NTP likes to estimate the errors of all clocks. Therefore all NTP servers return the time together with an estimate of the current error. When using multiple time servers, NTP also wants these servers to agree on some time, meaning there must be one error interval where the correct time must be.
The 1999 survey suggests that not all NTP servers work as designed in theory. In fact there was a high percentage of stratum-1 servers with a bad time. Over 30% of the active stratum-1 servers had a clock error of over 10 seconds, and a few even had an error of more than a year. The author of the survey says: “Only 28% of the stratum 1 clocks found appear to actually be useful.”
Time sources that are reachable and have a dispersion smaller than the maximum become candidates for time synchronization, thus contributing an error interval. In RFC 1305 section 4.2 the algorithms are treated in greater detail.
If these candidates pass another validation test, they become survivors. Basically all values must lie within the error interval the majority of candidates defines. All other time sources are called falsetickers subsequently.
Among the survivors those with significant high dispersion are removed and tagged as outlyers.
The final synchronization source is the survivor with the smallest dispersion.
From this description:
- Just one time source will always be trusted.
- Two time sources cannot be split into two parties where one has a majority.
- For a three-server configuration a failing server will cause the two-server problem to appear.
Neither of these is true since multiple time sources will be selected and combined to get an estimate of the time. Some criteria are:
- Is the configured server reachable (does it respond to queries)?
- Do replies of the server satisfy basic sanity checks: delay, offset, jitter (dispersion), and stratum? Basically, lower values are preferred.
- If a configured server gets that far, it will be called a candidate.
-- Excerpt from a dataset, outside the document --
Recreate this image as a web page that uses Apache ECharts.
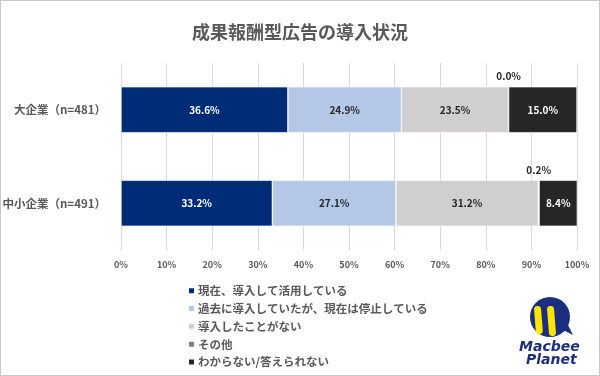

Candidates are ordered by jitter; the one with the lowest jitter will be the new time reference, but all the others will contribute to the estimated time as well.
5.3.4 What happens during a Leap Second?
The theory of leap seconds in explained in Q: 2.4. In reality there are two cases to consider:
- If the operating system implements the kernel discipline,
ntpd
will announce insertion and deletion of leap seconds to the kernel. The kernel will handle the leap seconds without further action necessary.
- If the operating system does not implement the kernel discipline, the clock will show an error of one second relative to NTP’s time immediately after the leap second. The situation will be handled just like an unexpected change of time: the operating system will continue with the wrong time for some time, but eventually
ntpd
will step the time. Effectively this will cause the correction for leap seconds to be applied too late.